For years, many viewed the bulge as a remnant from the galaxy’s early days. Studies showed that most of its stars formed about 10 billion years ago, whereas our solar system is only 4.6 billion years old. However, new research complicates this view. Some stars near the center might be much younger, possibly 5 to 8 billion years old. If true, it suggests the Milky Way continued evolving its core longer than previously thought. Understanding when these stars formed could reveal secrets about the galaxy’s growth and evolution.
The Hubble survey aims to catalog between 20 to 30 million objects in this bustling region, as noted by Sean Terry from the University of Maryland and NASA’s Goddard Space Flight Center. The team has published their findings in The Astrophysical Journal Letters.

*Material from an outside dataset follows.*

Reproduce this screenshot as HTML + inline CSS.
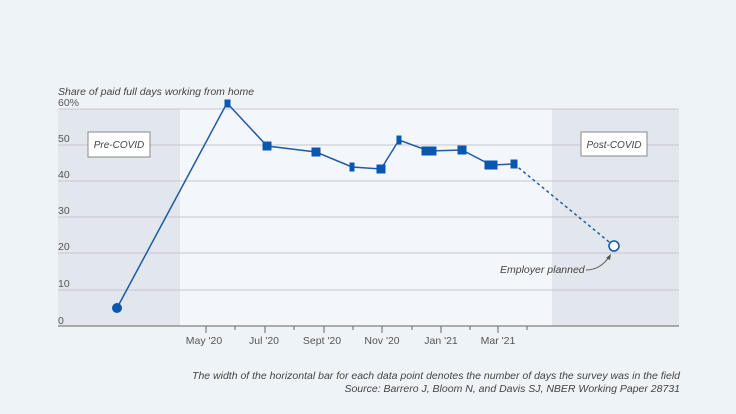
<!DOCTYPE html><html><head><style>body{margin:0;background:#eef3f8;}svg{display:block}text{font-family:"Liberation Sans",sans-serif;}</style></head><body>
<svg width="736" height="414" viewBox="0 0 736 414" xmlns="http://www.w3.org/2000/svg">
<rect width="736" height="414" fill="#eef3f8"/>
<rect x="58" y="109" width="621" height="217" fill="#f3f6fa"/>
<rect x="58" y="109" width="122" height="217" fill="#e2e7ed"/>
<rect x="552" y="109" width="127" height="217" fill="#e2e7ed"/>
<g stroke="#c5cad0" stroke-width="1">
<line x1="58" x2="679" y1="109" y2="109"/><line x1="58" x2="679" y1="145" y2="145"/><line x1="58" x2="679" y1="181" y2="181"/><line x1="58" x2="679" y1="217" y2="217"/><line x1="58" x2="679" y1="253" y2="253"/><line x1="58" x2="679" y1="290" y2="290"/></g>
<line x1="58" x2="679" y1="326" y2="326" stroke="#666" stroke-width="1"/>
<g stroke="#666" stroke-width="1">
<line x1="206" x2="206" y1="326" y2="333"/><line x1="235" x2="235" y1="326" y2="330"/><line x1="265" x2="265" y1="326" y2="333"/><line x1="294" x2="294" y1="326" y2="330"/><line x1="324" x2="324" y1="326" y2="333"/><line x1="353" x2="353" y1="326" y2="330"/><line x1="382" x2="382" y1="326" y2="333"/><line x1="412" x2="412" y1="326" y2="330"/><line x1="441" x2="441" y1="326" y2="333"/><line x1="470" x2="470" y1="326" y2="330"/><line x1="498" x2="498" y1="326" y2="333"/><line x1="527" x2="527" y1="326" y2="330"/></g>
<g font-size="10.5" fill="#555">
<text x="58" y="106">60%</text><text x="58" y="142">50</text><text x="58" y="178">40</text><text x="58" y="214">30</text><text x="58" y="250">20</text><text x="58" y="287">10</text><text x="58" y="324">0</text>
<g text-anchor="middle"><text x="204" y="344">May '20</text><text x="264" y="344">Jul '20</text><text x="322" y="344">Sept '20</text><text x="382" y="344">Nov '20</text><text x="441" y="344">Jan '21</text><text x="498" y="344">Mar '21</text></g>
</g>
<text x="58" y="95" font-size="10.5" font-style="italic" fill="#444">Share of paid full days working from home</text>
<rect x="88" y="132" width="62" height="25" fill="#fff" stroke="#888"/>
<text x="119" y="148" font-size="10" font-style="italic" fill="#444" text-anchor="middle">Pre-COVID</text>
<rect x="581" y="132" width="66" height="24" fill="#fff" stroke="#888"/>
<text x="614" y="148" font-size="10" font-style="italic" fill="#444" text-anchor="middle">Post-COVID</text>
<polyline points="117,308 227,103 267,146 316,152 352,167 381,169 399,140 429,151 462,150 491,165 514,164" fill="none" stroke="#1f5aa6" stroke-width="1.5"/>
<line x1="514" y1="164" x2="614" y2="246" stroke="#1f5aa6" stroke-width="1.5" stroke-dasharray="3,3"/>
<circle cx="117" cy="308" r="5" fill="#0b56b0"/>
<g fill="#0b56b0" stroke="#0b56b0">
<rect x="225" y="100" width="5" height="7"/><rect x="263" y="142" width="8" height="8"/><rect x="312" y="148" width="8" height="8"/><rect x="350" y="163" width="4" height="8"/><rect x="377" y="165" width="8" height="8"/><rect x="397" y="136" width="4" height="8"/><rect x="422" y="147" width="14" height="8"/><rect x="458" y="146" width="8" height="8"/><rect x="485" y="161" width="12" height="8"/><rect x="511" y="160" width="6" height="8"/></g>
<circle cx="614" cy="246" r="5" fill="#fff" stroke="#0b56b0" stroke-width="1.5"/>
<text x="500" y="273" font-size="10.5" font-style="italic" fill="#444">Employer planned</text>
<path d="M586,270 Q600,270 609,257" fill="none" stroke="#555" stroke-width="1"/>
<path d="M606,258 L611,254 L610,260 Z" fill="#555"/>
<g font-size="10.5" font-style="italic" fill="#444" text-anchor="end">
<text x="680" y="379">The width of the horizontal bar for each data point denotes the number of days the survey was in the field</text>
<text x="680" y="392">Source: Barrero J, Bloom N, and Davis SJ, NBER Working Paper 28731</text></g>
</svg></body></html>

This project also lays the groundwork for the upcoming Nancy Grace Roman Space Telescope. Set to launch soon, it will use gravitational microlensing to discover planets and other celestial objects. Jay Anderson from the Space Telescope Science Institute explains that this survey will help catch important events before they happen, providing more context when they do.
The Hubble survey stands on its own, too. It offers some of the clearest wide-field views of the Milky Way’s crowded core. Dense dust clouds and tightly packed stars often obscure individual objects. By clarifying these images, the survey helps build a consistent catalog of stars across 354 areas near the core.
Conditions vary greatly in this region, with some areas allowing astronomers to match thousands of stars to data from the Gaia spacecraft, which measures star positions and movements. In other places, dust clouds block much light, revealing only a handful of stars clearly. This variety helps astronomers understand where light is obscured and where it shines through more easily.
As researchers analyze these data, they expect to create intricate maps of interstellar dust in the galactic center. This will show how starlight is affected by dust and help track star distribution over time. The Roman telescope’s repeated monitoring of the same areas will enhance this understanding, allowing for a detailed examination of how stars move and brighten.
In the long run, this combined research could lead to groundbreaking discoveries. Astronomers may identify faint or hidden objects by observing their gravitational effects. This research isn’t just about our galaxy; it’s a step forward in understanding the bigger picture of the universe.